"""
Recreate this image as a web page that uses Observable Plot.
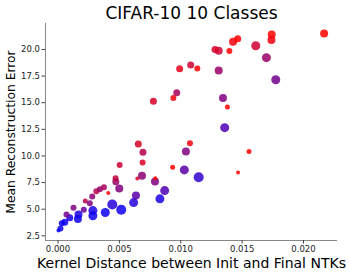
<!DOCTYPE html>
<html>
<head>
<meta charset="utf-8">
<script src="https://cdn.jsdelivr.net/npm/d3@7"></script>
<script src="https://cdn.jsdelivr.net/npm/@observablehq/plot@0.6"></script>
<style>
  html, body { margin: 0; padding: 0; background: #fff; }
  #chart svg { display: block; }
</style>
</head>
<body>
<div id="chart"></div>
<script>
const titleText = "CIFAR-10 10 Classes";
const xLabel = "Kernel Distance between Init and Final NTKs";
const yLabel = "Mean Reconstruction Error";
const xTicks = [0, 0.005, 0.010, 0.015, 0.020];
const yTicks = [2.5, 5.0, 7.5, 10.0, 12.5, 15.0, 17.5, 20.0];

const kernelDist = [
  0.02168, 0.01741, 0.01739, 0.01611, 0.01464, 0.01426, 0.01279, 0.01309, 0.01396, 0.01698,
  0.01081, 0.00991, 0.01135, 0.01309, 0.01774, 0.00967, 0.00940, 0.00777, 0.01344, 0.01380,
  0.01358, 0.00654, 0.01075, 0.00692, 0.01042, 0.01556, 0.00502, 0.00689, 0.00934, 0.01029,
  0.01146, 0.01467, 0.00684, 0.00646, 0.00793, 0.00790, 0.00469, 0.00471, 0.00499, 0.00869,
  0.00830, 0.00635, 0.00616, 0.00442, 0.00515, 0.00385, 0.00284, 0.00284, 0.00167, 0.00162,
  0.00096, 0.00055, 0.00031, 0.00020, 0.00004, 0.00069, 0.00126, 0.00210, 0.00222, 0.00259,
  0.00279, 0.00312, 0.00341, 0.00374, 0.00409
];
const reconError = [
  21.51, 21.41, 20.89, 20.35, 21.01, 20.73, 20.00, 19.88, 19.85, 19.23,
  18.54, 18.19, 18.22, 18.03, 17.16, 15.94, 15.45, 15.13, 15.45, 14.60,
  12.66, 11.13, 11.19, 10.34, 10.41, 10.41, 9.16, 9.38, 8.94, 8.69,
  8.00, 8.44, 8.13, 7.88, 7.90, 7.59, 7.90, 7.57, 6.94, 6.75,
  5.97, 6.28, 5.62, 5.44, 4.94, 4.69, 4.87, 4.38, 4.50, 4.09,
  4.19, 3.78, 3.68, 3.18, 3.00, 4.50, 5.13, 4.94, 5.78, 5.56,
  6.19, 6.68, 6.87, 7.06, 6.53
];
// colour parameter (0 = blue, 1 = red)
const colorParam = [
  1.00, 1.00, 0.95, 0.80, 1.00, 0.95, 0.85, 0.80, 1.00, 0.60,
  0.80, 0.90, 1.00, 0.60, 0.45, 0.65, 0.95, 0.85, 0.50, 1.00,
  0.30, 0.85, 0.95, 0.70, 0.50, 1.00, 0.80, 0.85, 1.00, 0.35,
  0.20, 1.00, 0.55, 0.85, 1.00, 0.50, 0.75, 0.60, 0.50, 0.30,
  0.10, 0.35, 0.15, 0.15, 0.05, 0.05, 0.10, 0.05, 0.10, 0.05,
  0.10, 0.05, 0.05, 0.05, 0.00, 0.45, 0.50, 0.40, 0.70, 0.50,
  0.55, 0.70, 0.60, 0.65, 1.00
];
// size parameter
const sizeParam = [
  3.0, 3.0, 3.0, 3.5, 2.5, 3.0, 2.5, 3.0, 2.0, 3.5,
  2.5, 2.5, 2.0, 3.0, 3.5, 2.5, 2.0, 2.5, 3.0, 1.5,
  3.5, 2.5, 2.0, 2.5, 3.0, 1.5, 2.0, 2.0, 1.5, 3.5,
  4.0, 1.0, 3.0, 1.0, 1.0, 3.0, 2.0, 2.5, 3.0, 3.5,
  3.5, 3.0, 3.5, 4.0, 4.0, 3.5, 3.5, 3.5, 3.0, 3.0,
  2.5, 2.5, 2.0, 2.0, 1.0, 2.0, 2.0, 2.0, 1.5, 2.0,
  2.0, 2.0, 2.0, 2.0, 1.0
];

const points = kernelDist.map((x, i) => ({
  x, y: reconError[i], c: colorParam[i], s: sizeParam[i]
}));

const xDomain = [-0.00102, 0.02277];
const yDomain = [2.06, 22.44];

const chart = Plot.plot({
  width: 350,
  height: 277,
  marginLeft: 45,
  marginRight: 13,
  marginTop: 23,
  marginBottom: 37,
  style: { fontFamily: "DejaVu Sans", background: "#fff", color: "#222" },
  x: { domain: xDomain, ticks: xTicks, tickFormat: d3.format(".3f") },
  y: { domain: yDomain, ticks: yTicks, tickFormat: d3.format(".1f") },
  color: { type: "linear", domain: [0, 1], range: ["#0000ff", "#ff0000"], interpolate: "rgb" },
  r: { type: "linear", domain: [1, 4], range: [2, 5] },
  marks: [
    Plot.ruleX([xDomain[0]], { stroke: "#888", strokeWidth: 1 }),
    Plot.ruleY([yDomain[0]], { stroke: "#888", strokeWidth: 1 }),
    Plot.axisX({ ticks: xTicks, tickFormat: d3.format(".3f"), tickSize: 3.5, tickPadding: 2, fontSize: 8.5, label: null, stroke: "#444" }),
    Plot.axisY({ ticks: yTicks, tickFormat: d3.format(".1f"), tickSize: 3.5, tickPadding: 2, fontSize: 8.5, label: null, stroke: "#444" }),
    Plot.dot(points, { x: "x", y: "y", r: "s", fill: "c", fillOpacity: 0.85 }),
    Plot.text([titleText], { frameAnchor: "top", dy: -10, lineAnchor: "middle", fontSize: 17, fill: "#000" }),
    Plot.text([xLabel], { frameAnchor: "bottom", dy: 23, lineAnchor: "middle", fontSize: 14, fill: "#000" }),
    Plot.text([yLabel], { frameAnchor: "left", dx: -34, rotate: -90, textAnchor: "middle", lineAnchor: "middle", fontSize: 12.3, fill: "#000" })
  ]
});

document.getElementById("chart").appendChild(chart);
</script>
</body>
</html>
"""
> _WRITTEN EXERCISE_
Without including any pictures, reproduce the listing exactly.

> _OUTPUT BELOW_
Recreate this image as a web page that uses Observable Plot.
<!DOCTYPE html>
<html>
<head>
<meta charset="utf-8">
<script src="https://cdn.jsdelivr.net/npm/d3@7"></script>
<script src="https://cdn.jsdelivr.net/npm/@observablehq/plot@0.6"></script>
<style>
  html, body { margin: 0; padding: 0; background: #fff; }
  #chart svg { display: block; }
</style>
</head>
<body>
<div id="chart"></div>
<script>
const titleText = "CIFAR-10 10 Classes";
const xLabel = "Kernel Distance between Init and Final NTKs";
const yLabel = "Mean Reconstruction Error";
const xTicks = [0, 0.005, 0.010, 0.015, 0.020];
const yTicks = [2.5, 5.0, 7.5, 10.0, 12.5, 15.0, 17.5, 20.0];

const kernelDist = [
  0.02168, 0.01741, 0.01739, 0.01611, 0.01464, 0.01426, 0.01279, 0.01309, 0.01396, 0.01698,
  0.01081, 0.00991, 0.01135, 0.01309, 0.01774, 0.00967, 0.00940, 0.00777, 0.01344, 0.01380,
  0.01358, 0.00654, 0.01075, 0.00692, 0.01042, 0.01556, 0.00502, 0.00689, 0.00934, 0.01029,
  0.01146, 0.01467, 0.00684, 0.00646, 0.00793, 0.00790, 0.00469, 0.00471, 0.00499, 0.00869,
  0.00830, 0.00635, 0.00616, 0.00442, 0.00515, 0.00385, 0.00284, 0.00284, 0.00167, 0.00162,
  0.00096, 0.00055, 0.00031, 0.00020, 0.00004, 0.00069, 0.00126, 0.00210, 0.00222, 0.00259,
  0.00279, 0.00312, 0.00341, 0.00374, 0.00409
];
const reconError = [
  21.51, 21.41, 20.89, 20.35, 21.01, 20.73, 20.00, 19.88, 19.85, 19.23,
  18.54, 18.19, 18.22, 18.03, 17.16, 15.94, 15.45, 15.13, 15.45, 14.60,
  12.66, 11.13, 11.19, 10.34, 10.41, 10.41, 9.16, 9.38, 8.94, 8.69,
  8.00, 8.44, 8.13, 7.88, 7.90, 7.59, 7.90, 7.57, 6.94, 6.75,
  5.97, 6.28, 5.62, 5.44, 4.94, 4.69, 4.87, 4.38, 4.50, 4.09,
  4.19, 3.78, 3.68, 3.18, 3.00, 4.50, 5.13, 4.94, 5.78, 5.56,
  6.19, 6.68, 6.87, 7.06, 6.53
];
// colour parameter (0 = blue, 1 = red)
const colorParam = [
  1.00, 1.00, 0.95, 0.80, 1.00, 0.95, 0.85, 0.80, 1.00, 0.60,
  0.80, 0.90, 1.00, 0.60, 0.45, 0.65, 0.95, 0.85, 0.50, 1.00,
  0.30, 0.85, 0.95, 0.70, 0.50, 1.00, 0.80, 0.85, 1.00, 0.35,
  0.20, 1.00, 0.55, 0.85, 1.00, 0.50, 0.75, 0.60, 0.50, 0.30,
  0.10, 0.35, 0.15, 0.15, 0.05, 0.05, 0.10, 0.05, 0.10, 0.05,
  0.10, 0.05, 0.05, 0.05, 0.00, 0.45, 0.50, 0.40, 0.70, 0.50,
  0.55, 0.70, 0.60, 0.65, 1.00
];
// size parameter
const sizeParam = [
  3.0, 3.0, 3.0, 3.5, 2.5, 3.0, 2.5, 3.0, 2.0, 3.5,
  2.5, 2.5, 2.0, 3.0, 3.5, 2.5, 2.0, 2.5, 3.0, 1.5,
  3.5, 2.5, 2.0, 2.5, 3.0, 1.5, 2.0, 2.0, 1.5, 3.5,
  4.0, 1.0, 3.0, 1.0, 1.0, 3.0, 2.0, 2.5, 3.0, 3.5,
  3.5, 3.0, 3.5, 4.0, 4.0, 3.5, 3.5, 3.5, 3.0, 3.0,
  2.5, 2.5, 2.0, 2.0, 1.0, 2.0, 2.0, 2.0, 1.5, 2.0,
  2.0, 2.0, 2.0, 2.0, 1.0
];

const points = kernelDist.map((x, i) => ({
  x, y: reconError[i], c: colorParam[i], s: sizeParam[i]
}));

const xDomain = [-0.00102, 0.02277];
const yDomain = [2.06, 22.44];

const chart = Plot.plot({
  width: 350,
  height: 277,
  marginLeft: 45,
  marginRight: 13,
  marginTop: 23,
  marginBottom: 37,
  style: { fontFamily: "DejaVu Sans", background: "#fff", color: "#222" },
  x: { domain: xDomain, ticks: xTicks, tickFormat: d3.format(".3f") },
  y: { domain: yDomain, ticks: yTicks, tickFormat: d3.format(".1f") },
  color: { type: "linear", domain: [0, 1], range: ["#0000ff", "#ff0000"], interpolate: "rgb" },
  r: { type: "linear", domain: [1, 4], range: [2, 5] },
  marks: [
    Plot.ruleX([xDomain[0]], { stroke: "#888", strokeWidth: 1 }),
    Plot.ruleY([yDomain[0]], { stroke: "#888", strokeWidth: 1 }),
    Plot.axisX({ ticks: xTicks, tickFormat: d3.format(".3f"), tickSize: 3.5, tickPadding: 2, fontSize: 8.5, label: null, stroke: "#444" }),
    Plot.axisY({ ticks: yTicks, tickFormat: d3.format(".1f"), tickSize: 3.5, tickPadding: 2, fontSize: 8.5, label: null, stroke: "#444" }),
    Plot.dot(points, { x: "x", y: "y", r: "s", fill: "c", fillOpacity: 0.85 }),
    Plot.text([titleText], { frameAnchor: "top", dy: -10, lineAnchor: "middle", fontSize: 17, fill: "#000" }),
    Plot.text([xLabel], { frameAnchor: "bottom", dy: 23, lineAnchor: "middle", fontSize: 14, fill: "#000" }),
    Plot.text([yLabel], { frameAnchor: "left", dx: -34, rotate: -90, textAnchor: "middle", lineAnchor: "middle", fontSize: 12.3, fill: "#000" })
  ]
});

document.getElementById("chart").appendChild(chart);
</script>
</body>
</html>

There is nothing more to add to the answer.